Milioni di uomini, che lo sappiano o non lo sappiano, hanno sentito quei passi andare nella notte, portare avanti nella notte il carretto della carità. Pensi, se i don Orione fossero stati diecimila, centomila. Pensi, se oggi i contestatori fossero altrettanti don Orione, umili come lui e forti come lui, e lanciassero esempi, invece di uova marce, e invece di scrivere sui cartelli come vorrebbero il mondo incominciassero a farlo un mondo così, a farlo nel loro pezzetto di mondo privato, nella loro vita di ogni giorno, con pazienza, con coraggio e sacrificio.

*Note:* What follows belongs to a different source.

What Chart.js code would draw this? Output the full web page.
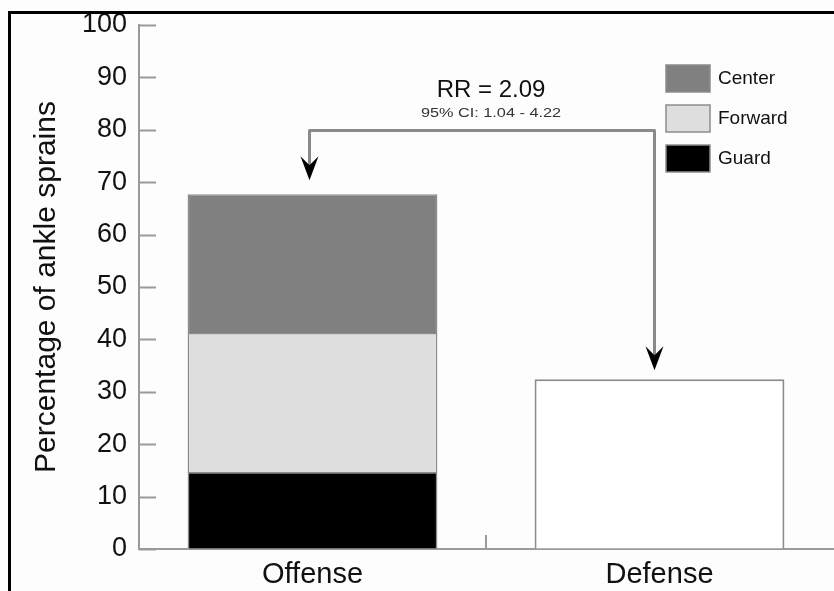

Non sono le leggi che cambiano il mondo, non sono i governi che possono trasformare un modo di vivere, guarire gli egoismi e cancellare le ingiustizie. Il mondo non cambia, finché il singolo ometto non cambia, finché l’ometto, un mattino, svegliandosi, non capisce che tutto gli è possibile e tutto è raggiungibile, se egli, invece di imprecare per le erbacce che gli hanno invaso il campo, prende la vanga e incomincia a darci dentro.
Poi le erbacce ricresceranno, si capisce. E l’ometto tornerà a vangare. Purtroppo non possiamo illuderci che basti far fatica una sola volta, una sola estate».